- _Material shown_
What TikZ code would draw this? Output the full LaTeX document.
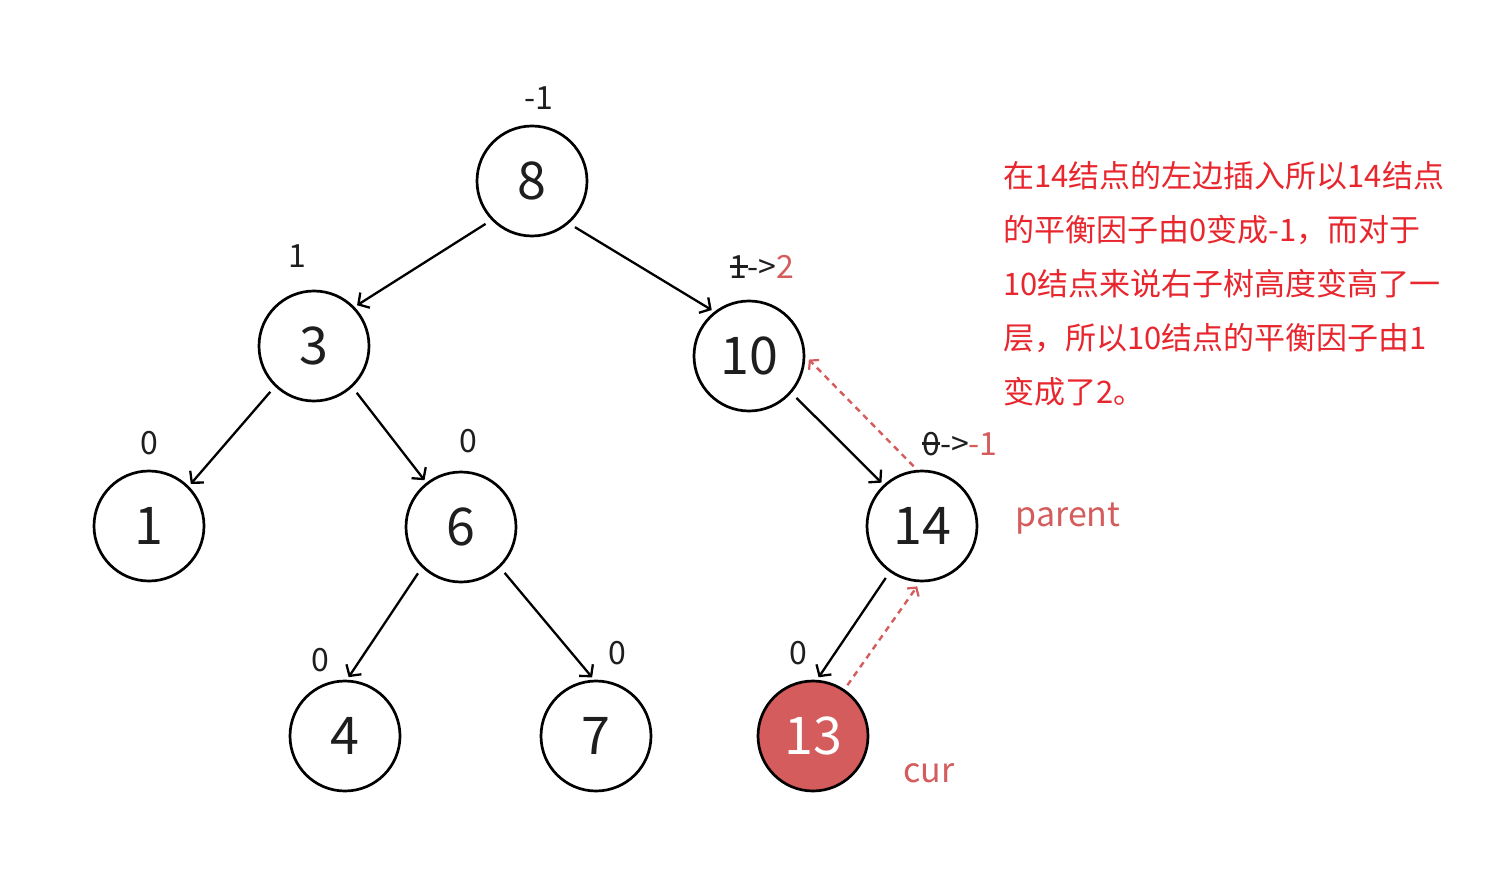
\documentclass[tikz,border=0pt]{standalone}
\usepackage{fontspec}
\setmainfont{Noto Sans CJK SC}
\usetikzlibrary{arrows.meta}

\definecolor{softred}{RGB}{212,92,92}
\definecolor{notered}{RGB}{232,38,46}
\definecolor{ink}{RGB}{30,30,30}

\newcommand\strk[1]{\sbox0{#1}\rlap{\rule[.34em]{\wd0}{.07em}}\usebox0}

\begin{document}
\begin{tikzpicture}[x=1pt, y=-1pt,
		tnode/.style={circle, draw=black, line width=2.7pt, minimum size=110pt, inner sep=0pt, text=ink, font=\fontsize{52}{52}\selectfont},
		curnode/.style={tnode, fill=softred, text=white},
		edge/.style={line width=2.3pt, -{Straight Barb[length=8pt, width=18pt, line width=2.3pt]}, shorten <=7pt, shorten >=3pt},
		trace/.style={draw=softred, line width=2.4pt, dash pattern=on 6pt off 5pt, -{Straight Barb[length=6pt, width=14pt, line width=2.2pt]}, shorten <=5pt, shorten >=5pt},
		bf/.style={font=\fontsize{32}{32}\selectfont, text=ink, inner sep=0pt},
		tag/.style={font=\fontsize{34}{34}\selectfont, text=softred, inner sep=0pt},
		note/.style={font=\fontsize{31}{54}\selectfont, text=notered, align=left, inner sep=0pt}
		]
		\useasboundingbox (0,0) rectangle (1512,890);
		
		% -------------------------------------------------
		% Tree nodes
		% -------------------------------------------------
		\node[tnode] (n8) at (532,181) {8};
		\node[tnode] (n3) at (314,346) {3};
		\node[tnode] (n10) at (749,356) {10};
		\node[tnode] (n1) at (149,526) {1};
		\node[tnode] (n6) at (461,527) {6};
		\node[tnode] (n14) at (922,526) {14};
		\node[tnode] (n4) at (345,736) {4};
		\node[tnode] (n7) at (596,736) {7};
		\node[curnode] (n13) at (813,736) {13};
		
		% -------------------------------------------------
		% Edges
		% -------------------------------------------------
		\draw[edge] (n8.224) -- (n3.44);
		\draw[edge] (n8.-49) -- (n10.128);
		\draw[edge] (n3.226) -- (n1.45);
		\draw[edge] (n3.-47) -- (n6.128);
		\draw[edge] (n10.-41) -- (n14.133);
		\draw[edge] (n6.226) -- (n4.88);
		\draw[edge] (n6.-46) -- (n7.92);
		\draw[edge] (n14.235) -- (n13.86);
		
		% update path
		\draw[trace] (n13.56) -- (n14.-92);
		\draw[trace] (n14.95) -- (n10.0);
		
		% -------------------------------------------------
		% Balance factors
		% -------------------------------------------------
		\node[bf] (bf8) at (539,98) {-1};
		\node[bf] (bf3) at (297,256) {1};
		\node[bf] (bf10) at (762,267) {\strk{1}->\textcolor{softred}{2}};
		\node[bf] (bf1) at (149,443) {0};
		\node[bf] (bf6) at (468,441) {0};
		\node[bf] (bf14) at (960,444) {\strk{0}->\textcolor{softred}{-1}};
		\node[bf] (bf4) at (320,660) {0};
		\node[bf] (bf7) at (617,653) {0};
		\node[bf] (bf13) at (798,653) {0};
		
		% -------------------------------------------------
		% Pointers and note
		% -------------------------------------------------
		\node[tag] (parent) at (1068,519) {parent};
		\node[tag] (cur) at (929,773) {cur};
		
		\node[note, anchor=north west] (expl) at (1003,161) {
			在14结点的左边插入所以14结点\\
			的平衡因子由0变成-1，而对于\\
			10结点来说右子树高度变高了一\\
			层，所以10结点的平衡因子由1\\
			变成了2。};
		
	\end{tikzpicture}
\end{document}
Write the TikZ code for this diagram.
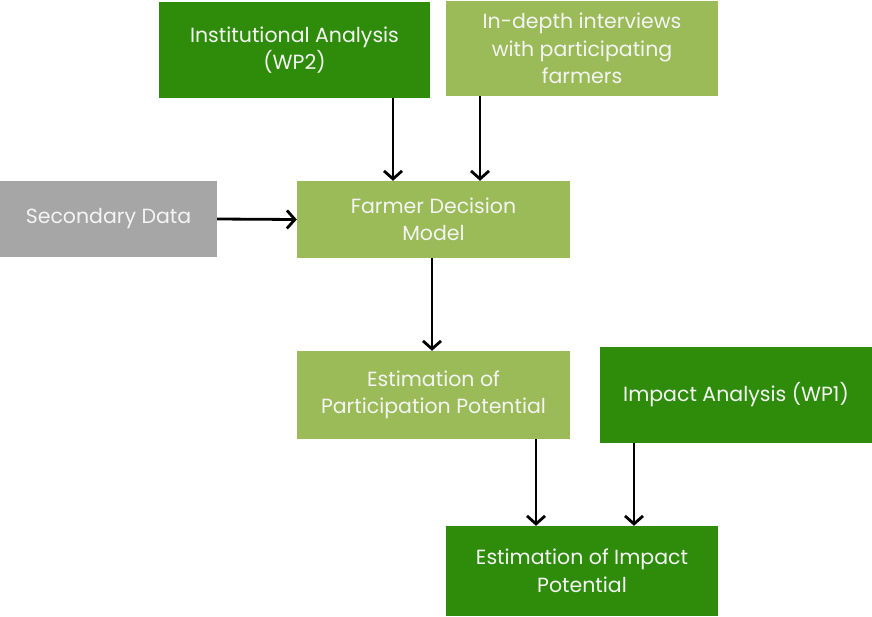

- _The task_
Exclude every picture and copy the remaining data exactly.

- _Written answer_
What TikZ code would draw this? Output the full LaTeX document.
\documentclass[tikz,border=0pt]{standalone}
\usepackage{fontspec}
\setmainfont{Noto Sans CJK SC}
\usetikzlibrary{arrows.meta}

\definecolor{softred}{RGB}{212,92,92}
\definecolor{notered}{RGB}{232,38,46}
\definecolor{ink}{RGB}{30,30,30}

\newcommand\strk[1]{\sbox0{#1}\rlap{\rule[.34em]{\wd0}{.07em}}\usebox0}

\begin{document}
\begin{tikzpicture}[x=1pt, y=-1pt,
		tnode/.style={circle, draw=black, line width=2.7pt, minimum size=110pt, inner sep=0pt, text=ink, font=\fontsize{52}{52}\selectfont},
		curnode/.style={tnode, fill=softred, text=white},
		edge/.style={line width=2.3pt, -{Straight Barb[length=8pt, width=18pt, line width=2.3pt]}, shorten <=7pt, shorten >=3pt},
		trace/.style={draw=softred, line width=2.4pt, dash pattern=on 6pt off 5pt, -{Straight Barb[length=6pt, width=14pt, line width=2.2pt]}, shorten <=5pt, shorten >=5pt},
		bf/.style={font=\fontsize{32}{32}\selectfont, text=ink, inner sep=0pt},
		tag/.style={font=\fontsize{34}{34}\selectfont, text=softred, inner sep=0pt},
		note/.style={font=\fontsize{31}{54}\selectfont, text=notered, align=left, inner sep=0pt}
		]
		\useasboundingbox (0,0) rectangle (1512,890);
		
		% -------------------------------------------------
		% Tree nodes
		% -------------------------------------------------
		\node[tnode] (n8) at (532,181) {8};
		\node[tnode] (n3) at (314,346) {3};
		\node[tnode] (n10) at (749,356) {10};
		\node[tnode] (n1) at (149,526) {1};
		\node[tnode] (n6) at (461,527) {6};
		\node[tnode] (n14) at (922,526) {14};
		\node[tnode] (n4) at (345,736) {4};
		\node[tnode] (n7) at (596,736) {7};
		\node[curnode] (n13) at (813,736) {13};
		
		% -------------------------------------------------
		% Edges
		% -------------------------------------------------
		\draw[edge] (n8.224) -- (n3.44);
		\draw[edge] (n8.-49) -- (n10.128);
		\draw[edge] (n3.226) -- (n1.45);
		\draw[edge] (n3.-47) -- (n6.128);
		\draw[edge] (n10.-41) -- (n14.133);
		\draw[edge] (n6.226) -- (n4.88);
		\draw[edge] (n6.-46) -- (n7.92);
		\draw[edge] (n14.235) -- (n13.86);
		
		% update path
		\draw[trace] (n13.56) -- (n14.-92);
		\draw[trace] (n14.95) -- (n10.0);
		
		% -------------------------------------------------
		% Balance factors
		% -------------------------------------------------
		\node[bf] (bf8) at (539,98) {-1};
		\node[bf] (bf3) at (297,256) {1};
		\node[bf] (bf10) at (762,267) {\strk{1}->\textcolor{softred}{2}};
		\node[bf] (bf1) at (149,443) {0};
		\node[bf] (bf6) at (468,441) {0};
		\node[bf] (bf14) at (960,444) {\strk{0}->\textcolor{softred}{-1}};
		\node[bf] (bf4) at (320,660) {0};
		\node[bf] (bf7) at (617,653) {0};
		\node[bf] (bf13) at (798,653) {0};
		
		% -------------------------------------------------
		% Pointers and note
		% -------------------------------------------------
		\node[tag] (parent) at (1068,519) {parent};
		\node[tag] (cur) at (929,773) {cur};
		
		\node[note, anchor=north west] (expl) at (1003,161) {
			在14结点的左边插入所以14结点\\
			的平衡因子由0变成-1，而对于\\
			10结点来说右子树高度变高了一\\
			层，所以10结点的平衡因子由1\\
			变成了2。};
		
	\end{tikzpicture}
\end{document}
Write the TikZ code for this diagram.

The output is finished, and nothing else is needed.